Challenges and Solutions

False Positives

Challenge: Automated systems may overreact to benign activities

Solutions:

  • Implement confidence thresholds
  • Use multiple validation sources
  • Provide easy rollback mechanisms
  • Continuous tuning based on feedback

Human Oversight

Challenge: Balancing automation with human judgment

Solutions:

  • Implement approval workflows for high-impact actions
  • Provide detailed audit trails
  • Enable manual intervention at any stage
  • Regular review and optimization

Integration Complexity

Challenge: Connecting disparate security tools

Solutions:

  • Standardize on common APIs and formats
  • Use middleware for protocol translation
  • Implement robust error handling
  • Monitor integration health continuously

Measuring Success

Key Metrics

Response Time Metrics

  • Mean time to detection (MTTD)
  • Mean time to response (MTTR)
  • Mean time to containment (MTTC)
  • Mean time to recovery (MTTRecovery)

Effectiveness Metrics

  • False positive rate
  • Incident escalation rate
  • Successful containment percentage
  • Cost per incident

Operational Metrics

def calculate_automation_roi():
    manual_cost = analyst_hours_saved * hourly_rate
    automation_cost = platform_cost + development_cost
    
    roi = (manual_cost - automation_cost) / automation_cost
    return roi

Best Practices

Development

1. Start simple: Begin with basic workflows and gradually add complexity

2. Test thoroughly: Simulate incidents in safe environments

3. Document everything: Maintain clear documentation for all playbooks

4. Version control: Track changes to automation logic

Operations

1. Monitor continuously: Track system performance and effectiveness

2. Regular updates: Keep playbooks current with threat landscape

3. Train staff: Ensure teams understand automated systems

4. Plan for failures: Have fallback procedures for system outages

Governance

1. Approval processes: Define what requires human approval

2. Audit capabilities: Maintain detailed logs of all automated actions

3. Regular reviews: Periodically assess and improve playbooks

4. Compliance alignment: Ensure automation meets regulatory requirements

Future Trends

AI-Driven Orchestration

Next-generation systems will leverage advanced AI:

  • Natural language processing: Understanding unstructured threat intelligence
  • Predictive modeling: Anticipating attack progression
  • Adaptive playbooks: Self-modifying response procedures

Zero Trust Integration

Automated response systems will integrate with zero trust architectures:

  • Dynamic policy enforcement: Real-time access control adjustments
  • Continuous verification: Ongoing validation of user and device trust
  • Micro-segmentation: Automated network isolation based on risk

Conclusion

Automated incident response systems are no longer optional—they're essential for modern cybersecurity operations.

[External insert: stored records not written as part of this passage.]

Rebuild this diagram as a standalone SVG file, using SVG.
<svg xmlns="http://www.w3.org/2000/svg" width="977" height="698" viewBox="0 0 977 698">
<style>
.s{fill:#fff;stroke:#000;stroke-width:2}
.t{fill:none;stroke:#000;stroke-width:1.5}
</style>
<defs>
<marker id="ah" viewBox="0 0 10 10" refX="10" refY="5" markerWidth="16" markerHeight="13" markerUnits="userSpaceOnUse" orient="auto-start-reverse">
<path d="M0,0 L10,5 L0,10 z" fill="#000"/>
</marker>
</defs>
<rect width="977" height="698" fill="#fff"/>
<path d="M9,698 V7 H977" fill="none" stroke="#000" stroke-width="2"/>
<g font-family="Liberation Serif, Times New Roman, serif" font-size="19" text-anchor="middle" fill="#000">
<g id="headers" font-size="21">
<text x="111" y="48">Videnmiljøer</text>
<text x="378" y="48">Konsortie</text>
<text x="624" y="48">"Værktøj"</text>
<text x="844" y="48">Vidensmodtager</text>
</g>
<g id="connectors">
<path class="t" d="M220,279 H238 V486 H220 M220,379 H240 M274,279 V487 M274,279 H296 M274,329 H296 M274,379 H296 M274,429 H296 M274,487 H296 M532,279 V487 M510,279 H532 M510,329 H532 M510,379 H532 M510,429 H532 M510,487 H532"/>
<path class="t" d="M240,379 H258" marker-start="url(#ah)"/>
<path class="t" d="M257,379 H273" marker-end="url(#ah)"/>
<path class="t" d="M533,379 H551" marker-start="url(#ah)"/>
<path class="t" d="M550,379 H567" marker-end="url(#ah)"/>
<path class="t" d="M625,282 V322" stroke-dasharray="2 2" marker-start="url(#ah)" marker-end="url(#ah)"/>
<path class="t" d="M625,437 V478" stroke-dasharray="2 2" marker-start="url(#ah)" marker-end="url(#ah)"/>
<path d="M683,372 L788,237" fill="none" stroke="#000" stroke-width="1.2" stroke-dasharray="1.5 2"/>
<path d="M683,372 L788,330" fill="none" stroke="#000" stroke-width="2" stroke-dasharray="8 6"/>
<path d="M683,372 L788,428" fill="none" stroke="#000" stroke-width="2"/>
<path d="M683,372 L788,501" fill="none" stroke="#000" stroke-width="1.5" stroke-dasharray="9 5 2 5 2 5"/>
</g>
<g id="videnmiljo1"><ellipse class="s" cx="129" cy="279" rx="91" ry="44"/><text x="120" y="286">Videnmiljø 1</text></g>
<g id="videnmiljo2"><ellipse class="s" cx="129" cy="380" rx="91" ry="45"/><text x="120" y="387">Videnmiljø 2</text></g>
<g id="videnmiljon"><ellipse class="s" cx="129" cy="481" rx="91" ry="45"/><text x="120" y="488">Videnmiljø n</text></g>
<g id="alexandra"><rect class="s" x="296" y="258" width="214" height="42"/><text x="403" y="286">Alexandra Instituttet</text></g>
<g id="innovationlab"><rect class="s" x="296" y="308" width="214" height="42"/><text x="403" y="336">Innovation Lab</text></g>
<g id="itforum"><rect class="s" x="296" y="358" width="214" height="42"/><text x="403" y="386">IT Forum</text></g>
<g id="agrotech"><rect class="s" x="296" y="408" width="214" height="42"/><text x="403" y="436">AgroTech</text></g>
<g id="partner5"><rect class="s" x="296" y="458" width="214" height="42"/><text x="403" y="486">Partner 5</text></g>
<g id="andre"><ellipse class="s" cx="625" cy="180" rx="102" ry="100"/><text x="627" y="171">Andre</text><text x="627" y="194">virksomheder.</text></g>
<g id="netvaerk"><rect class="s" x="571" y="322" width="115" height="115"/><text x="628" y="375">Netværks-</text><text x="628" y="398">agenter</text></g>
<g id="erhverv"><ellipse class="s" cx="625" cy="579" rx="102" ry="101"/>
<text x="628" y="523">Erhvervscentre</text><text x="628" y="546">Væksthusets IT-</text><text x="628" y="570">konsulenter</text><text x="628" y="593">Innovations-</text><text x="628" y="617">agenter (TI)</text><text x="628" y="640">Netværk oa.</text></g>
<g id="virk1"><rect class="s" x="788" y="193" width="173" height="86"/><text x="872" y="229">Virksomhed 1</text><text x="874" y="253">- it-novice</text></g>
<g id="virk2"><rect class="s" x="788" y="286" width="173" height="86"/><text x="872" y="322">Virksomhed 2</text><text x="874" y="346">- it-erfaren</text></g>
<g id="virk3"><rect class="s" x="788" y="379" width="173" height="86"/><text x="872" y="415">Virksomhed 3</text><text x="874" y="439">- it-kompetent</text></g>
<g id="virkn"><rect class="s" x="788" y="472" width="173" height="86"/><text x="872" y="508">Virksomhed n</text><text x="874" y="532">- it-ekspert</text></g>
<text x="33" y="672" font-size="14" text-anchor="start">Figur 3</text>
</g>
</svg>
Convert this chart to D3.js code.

Success requires careful planning, gradual implementation, and continuous optimization.

Key success factors:

  • Clear objectives: Define what you want to automate and why
  • Proper foundation: Ensure good data quality and tool integration
  • Human-centric design: Keep humans in the loop for critical decisions
  • Continuous improvement: Regular assessment and optimization

Organizations that invest in well-designed automation will be better positioned to handle the growing volume and sophistication of cyber threats while making more efficient use of their security resources.